- What this task involves: Copy everything in the listing below word for word, apart from any images.

Start of Information provided

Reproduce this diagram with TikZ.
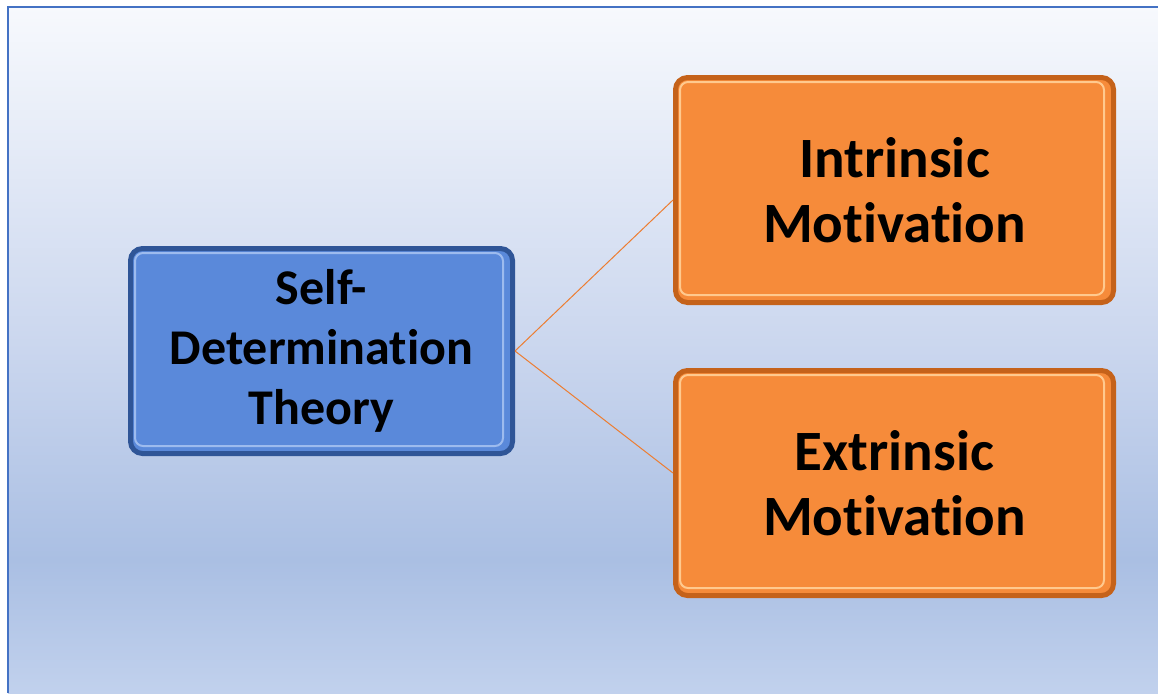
\documentclass[tikz,border=0pt]{standalone}
\usepackage{fontspec}
\setmainfont[RawFeature={-liga;-dlig;-clig}]{Carlito}
\definecolor{bgtop}{HTML}{F7F9FD}
\definecolor{bgmid}{HTML}{CAD6EE}
\definecolor{bglow}{HTML}{AABFE3}
\definecolor{bgbot}{HTML}{C1D1ED}
\definecolor{frameblue}{HTML}{4472C4}
\definecolor{blueface}{HTML}{5A89DA}
\definecolor{blueedge}{HTML}{2F5597}
\definecolor{bluehl}{HTML}{9DBBEE}
\definecolor{orangeface}{HTML}{F68B3A}
\definecolor{orangeedge}{HTML}{C5621A}
\definecolor{orangehl}{HTML}{FFC98E}
\definecolor{linkorange}{HTML}{ED7D31}
\pgfdeclareverticalshading{bgshade}{100bp}{color(0bp)=(bgbot); color(25bp)=(bgbot); color(34.7bp)=(bglow); color(50bp)=(bgmid); color(75bp)=(bgtop); color(100bp)=(bgtop)}
\tikzset{
  boxbase/.style={line width=5pt, rounded corners=12pt, inner sep=0pt, align=center},
  bluebox/.style={boxbase, draw=blueedge, fill=blueface, minimum width=382pt, minimum height=205pt, font=\fontsize{50}{60}\selectfont\bfseries},
  orangebox/.style={boxbase, draw=orangeedge, fill=orangeface, minimum width=438pt, minimum height=225pt, font=\fontsize{57}{65}\selectfont\bfseries},
  link/.style={draw=linkorange, line width=1pt},
  bluehlline/.style={draw=bluehl, line width=2pt, rounded corners=8pt},
  orangehlline/.style={draw=orangehl, line width=2pt, rounded corners=8pt}
}
\begin{document}
\begin{tikzpicture}[x=1pt,y=-1pt]
\useasboundingbox (0,0) rectangle (1158,693);
\fill[white] (0,0) rectangle (1158,693);
\shade[shading=bgshade] (8,7) rectangle (1158,693);
\draw[frameblue, line width=2.6pt] (8,693) -- (8,7) -- (1158,7);

\node[bluebox] (sdt) at (321.5,351) {Self-\\Determination\\Theory};
\node[orangebox] (im) at (894.5,190) {Intrinsic\\Motivation};
\node[orangebox] (em) at (894.5,483) {Extrinsic\\Motivation};

\draw[bluehlline] ([xshift=7pt,yshift=-7pt]sdt.north west) rectangle ([xshift=-12pt,yshift=10pt]sdt.south east);
\draw[orangehlline] ([xshift=7pt,yshift=-7pt]im.north west) rectangle ([xshift=-12pt,yshift=10pt]im.south east);
\draw[orangehlline] ([xshift=7pt,yshift=-7pt]em.north west) rectangle ([xshift=-12pt,yshift=10pt]em.south east);

\draw[link] (sdt.east) -- ([yshift=-10pt]im.west);
\draw[link] (sdt.east) -- ([yshift=10pt]em.west);
\end{tikzpicture}
\end{document}
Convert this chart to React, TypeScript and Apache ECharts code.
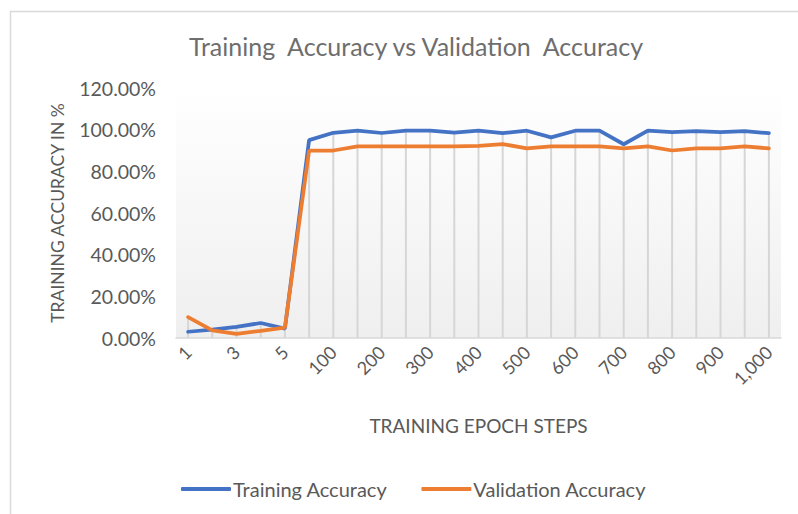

End of Information provided

- Result:
Reproduce this diagram with TikZ.
\documentclass[tikz,border=0pt]{standalone}
\usepackage{fontspec}
\setmainfont[RawFeature={-liga;-dlig;-clig}]{Carlito}
\definecolor{bgtop}{HTML}{F7F9FD}
\definecolor{bgmid}{HTML}{CAD6EE}
\definecolor{bglow}{HTML}{AABFE3}
\definecolor{bgbot}{HTML}{C1D1ED}
\definecolor{frameblue}{HTML}{4472C4}
\definecolor{blueface}{HTML}{5A89DA}
\definecolor{blueedge}{HTML}{2F5597}
\definecolor{bluehl}{HTML}{9DBBEE}
\definecolor{orangeface}{HTML}{F68B3A}
\definecolor{orangeedge}{HTML}{C5621A}
\definecolor{orangehl}{HTML}{FFC98E}
\definecolor{linkorange}{HTML}{ED7D31}
\pgfdeclareverticalshading{bgshade}{100bp}{color(0bp)=(bgbot); color(25bp)=(bgbot); color(34.7bp)=(bglow); color(50bp)=(bgmid); color(75bp)=(bgtop); color(100bp)=(bgtop)}
\tikzset{
  boxbase/.style={line width=5pt, rounded corners=12pt, inner sep=0pt, align=center},
  bluebox/.style={boxbase, draw=blueedge, fill=blueface, minimum width=382pt, minimum height=205pt, font=\fontsize{50}{60}\selectfont\bfseries},
  orangebox/.style={boxbase, draw=orangeedge, fill=orangeface, minimum width=438pt, minimum height=225pt, font=\fontsize{57}{65}\selectfont\bfseries},
  link/.style={draw=linkorange, line width=1pt},
  bluehlline/.style={draw=bluehl, line width=2pt, rounded corners=8pt},
  orangehlline/.style={draw=orangehl, line width=2pt, rounded corners=8pt}
}
\begin{document}
\begin{tikzpicture}[x=1pt,y=-1pt]
\useasboundingbox (0,0) rectangle (1158,693);
\fill[white] (0,0) rectangle (1158,693);
\shade[shading=bgshade] (8,7) rectangle (1158,693);
\draw[frameblue, line width=2.6pt] (8,693) -- (8,7) -- (1158,7);

\node[bluebox] (sdt) at (321.5,351) {Self-\\Determination\\Theory};
\node[orangebox] (im) at (894.5,190) {Intrinsic\\Motivation};
\node[orangebox] (em) at (894.5,483) {Extrinsic\\Motivation};

\draw[bluehlline] ([xshift=7pt,yshift=-7pt]sdt.north west) rectangle ([xshift=-12pt,yshift=10pt]sdt.south east);
\draw[orangehlline] ([xshift=7pt,yshift=-7pt]im.north west) rectangle ([xshift=-12pt,yshift=10pt]im.south east);
\draw[orangehlline] ([xshift=7pt,yshift=-7pt]em.north west) rectangle ([xshift=-12pt,yshift=10pt]em.south east);

\draw[link] (sdt.east) -- ([yshift=-10pt]im.west);
\draw[link] (sdt.east) -- ([yshift=10pt]em.west);
\end{tikzpicture}
\end{document}
Convert this chart to React, TypeScript and Apache ECharts code.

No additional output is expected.